Written request: Leave the pictures out, and retype all of the material exactly as written.
* * * * * * *
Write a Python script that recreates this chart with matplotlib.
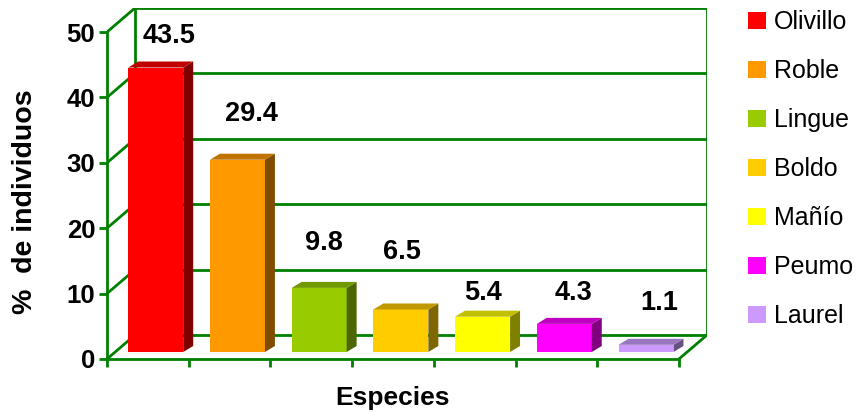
import matplotlib
matplotlib.use("Agg")
import matplotlib.pyplot as plt
from matplotlib.patches import Rectangle, Polygon

plt.rcParams['font.family'] = ['Liberation Sans', 'DejaVu Sans']

# datos
especies = ['Olivillo', 'Roble', 'Lingue', 'Boldo', 'Mañío', 'Peumo', 'Laurel']
porcentaje = [43.5, 29.4, 9.8, 6.5, 5.4, 4.3, 1.1]
y_ticks = [0, 10, 20, 30, 40, 50]

# colores: cara frontal, lateral y superior
frente = ['#FF0000', '#FF9900', '#99CC00', '#FFCC00', '#FFFF00', '#FF00FF', '#CC99FF']
lado = ['#800000', '#804C00', '#4C6600', '#806600', '#808000', '#800080', '#66507F']
techo = ['#C00000', '#C07300', '#739900', '#C09900', '#C0C000', '#C000C0', '#9977BF']
verde = '#008000'

# desplazamiento de etiquetas (px) respecto al centro superior de cada barra
etq_dx = [13, 14, 5, 1, 0, 9, 13]
etq_dy = [32, 46, 45, 57, 24, 31, 42]

n = len(especies)
DX, DY = 0.343, 3.67          # profundidad de la caja
bx, by = 0.10, 1.07           # barras dentro de la caja
inset, w = 0.16, 0.673        # margen y ancho de barra
ddx, ddy = 0.122, 0.92        # profundidad de cada barra
lw = 2.0

fig = plt.figure(figsize=(8.59, 4.12), dpi=100)
ax = fig.add_axes([107/859, 53/412, 600/859, 351/412])
ax.set_xlim(0, n + DX)
ax.set_ylim(0, 50 + DY)

# pared trasera y lateral
for v in y_ticks:
    ax.plot([DX, n + DX], [v + DY, v + DY], color=verde, lw=lw, zorder=1)
    ax.plot([0, DX], [v, v + DY], color=verde, lw=lw, zorder=1)
ax.plot([DX, DX], [DY, 50 + DY], color=verde, lw=lw, zorder=1)
ax.plot([n + DX, n + DX], [DY, 50 + DY], color=verde, lw=lw, zorder=1)
ax.plot([n, n + DX], [0, DY], color=verde, lw=lw, zorder=1)

# barras 3D
for i, v in enumerate(porcentaje):
    xl = i + inset + bx
    xr = xl + w
    ax.add_patch(Rectangle((xl, by), w, v, facecolor=frente[i], edgecolor='none', zorder=3))
    ax.add_patch(Polygon([(xr, by), (xr + ddx, by + ddy), (xr + ddx, by + ddy + v), (xr, by + v)],
                         closed=True, facecolor=lado[i], edgecolor='none', zorder=3))
    ax.add_patch(Polygon([(xl, by + v), (xl + ddx, by + v + ddy), (xr + ddx, by + v + ddy), (xr, by + v)],
                         closed=True, facecolor=techo[i], edgecolor='none', zorder=3))
    ax.annotate(f'{v:.1f}', xy=((xl + xr) / 2, by + v), xytext=(etq_dx[i] * 0.72, etq_dy[i] * 0.72),
                textcoords='offset points', ha='center', va='center',
                fontsize=19.5, fontweight='bold', zorder=4)

# ejes
for s in ['top', 'right']:
    ax.spines[s].set_visible(False)
for s in ['left', 'bottom']:
    ax.spines[s].set_color(verde)
    ax.spines[s].set_linewidth(lw)
ax.spines['left'].set_bounds(0, 50)
ax.spines['bottom'].set_bounds(0, n)
ax.set_yticks(y_ticks)
ax.set_yticklabels([str(t) for t in y_ticks], fontsize=18.5, fontweight='bold')
ax.set_xticks(range(n + 1))
ax.set_xticklabels([])
ax.tick_params(axis='both', colors=verde, width=lw, length=5.5, direction='out')
ax.tick_params(axis='y', labelcolor='black', pad=3)
ax.patch.set_visible(False)

ax.set_xlabel('Especies', fontsize=19, fontweight='bold', va='center')
ax.xaxis.set_label_coords(3.5 / (n + DX), -39 / 351)
ax.set_ylabel('%  de individuos', fontsize=20.5, fontweight='bold', va='center')
ax.yaxis.set_label_coords(-82 / 600, 157 / 351)

# leyenda
handles = [Rectangle((0, 0), 1, 1, facecolor=c, edgecolor='none') for c in frente]
fig.legend(handles, especies, loc='upper left', bbox_to_anchor=(748/859, 1 - 10/412),
           frameon=False, fontsize=18, handlelength=0.7, handleheight=0.7,
           handletextpad=0.35, labelspacing=1.0, borderaxespad=0, borderpad=0)

fig.savefig('out.png', dpi=100, facecolor='white')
* * * * * * *
Reply:
Write a Python script that recreates this chart with matplotlib.
import matplotlib
matplotlib.use("Agg")
import matplotlib.pyplot as plt
from matplotlib.patches import Rectangle, Polygon

plt.rcParams['font.family'] = ['Liberation Sans', 'DejaVu Sans']

# datos
especies = ['Olivillo', 'Roble', 'Lingue', 'Boldo', 'Mañío', 'Peumo', 'Laurel']
porcentaje = [43.5, 29.4, 9.8, 6.5, 5.4, 4.3, 1.1]
y_ticks = [0, 10, 20, 30, 40, 50]

# colores: cara frontal, lateral y superior
frente = ['#FF0000', '#FF9900', '#99CC00', '#FFCC00', '#FFFF00', '#FF00FF', '#CC99FF']
lado = ['#800000', '#804C00', '#4C6600', '#806600', '#808000', '#800080', '#66507F']
techo = ['#C00000', '#C07300', '#739900', '#C09900', '#C0C000', '#C000C0', '#9977BF']
verde = '#008000'

# desplazamiento de etiquetas (px) respecto al centro superior de cada barra
etq_dx = [13, 14, 5, 1, 0, 9, 13]
etq_dy = [32, 46, 45, 57, 24, 31, 42]

n = len(especies)
DX, DY = 0.343, 3.67          # profundidad de la caja
bx, by = 0.10, 1.07           # barras dentro de la caja
inset, w = 0.16, 0.673        # margen y ancho de barra
ddx, ddy = 0.122, 0.92        # profundidad de cada barra
lw = 2.0

fig = plt.figure(figsize=(8.59, 4.12), dpi=100)
ax = fig.add_axes([107/859, 53/412, 600/859, 351/412])
ax.set_xlim(0, n + DX)
ax.set_ylim(0, 50 + DY)

# pared trasera y lateral
for v in y_ticks:
    ax.plot([DX, n + DX], [v + DY, v + DY], color=verde, lw=lw, zorder=1)
    ax.plot([0, DX], [v, v + DY], color=verde, lw=lw, zorder=1)
ax.plot([DX, DX], [DY, 50 + DY], color=verde, lw=lw, zorder=1)
ax.plot([n + DX, n + DX], [DY, 50 + DY], color=verde, lw=lw, zorder=1)
ax.plot([n, n + DX], [0, DY], color=verde, lw=lw, zorder=1)

# barras 3D
for i, v in enumerate(porcentaje):
    xl = i + inset + bx
    xr = xl + w
    ax.add_patch(Rectangle((xl, by), w, v, facecolor=frente[i], edgecolor='none', zorder=3))
    ax.add_patch(Polygon([(xr, by), (xr + ddx, by + ddy), (xr + ddx, by + ddy + v), (xr, by + v)],
                         closed=True, facecolor=lado[i], edgecolor='none', zorder=3))
    ax.add_patch(Polygon([(xl, by + v), (xl + ddx, by + v + ddy), (xr + ddx, by + v + ddy), (xr, by + v)],
                         closed=True, facecolor=techo[i], edgecolor='none', zorder=3))
    ax.annotate(f'{v:.1f}', xy=((xl + xr) / 2, by + v), xytext=(etq_dx[i] * 0.72, etq_dy[i] * 0.72),
                textcoords='offset points', ha='center', va='center',
                fontsize=19.5, fontweight='bold', zorder=4)

# ejes
for s in ['top', 'right']:
    ax.spines[s].set_visible(False)
for s in ['left', 'bottom']:
    ax.spines[s].set_color(verde)
    ax.spines[s].set_linewidth(lw)
ax.spines['left'].set_bounds(0, 50)
ax.spines['bottom'].set_bounds(0, n)
ax.set_yticks(y_ticks)
ax.set_yticklabels([str(t) for t in y_ticks], fontsize=18.5, fontweight='bold')
ax.set_xticks(range(n + 1))
ax.set_xticklabels([])
ax.tick_params(axis='both', colors=verde, width=lw, length=5.5, direction='out')
ax.tick_params(axis='y', labelcolor='black', pad=3)
ax.patch.set_visible(False)

ax.set_xlabel('Especies', fontsize=19, fontweight='bold', va='center')
ax.xaxis.set_label_coords(3.5 / (n + DX), -39 / 351)
ax.set_ylabel('%  de individuos', fontsize=20.5, fontweight='bold', va='center')
ax.yaxis.set_label_coords(-82 / 600, 157 / 351)

# leyenda
handles = [Rectangle((0, 0), 1, 1, facecolor=c, edgecolor='none') for c in frente]
fig.legend(handles, especies, loc='upper left', bbox_to_anchor=(748/859, 1 - 10/412),
           frameon=False, fontsize=18, handlelength=0.7, handleheight=0.7,
           handletextpad=0.35, labelspacing=1.0, borderaxespad=0, borderpad=0)

fig.savefig('out.png', dpi=100, facecolor='white')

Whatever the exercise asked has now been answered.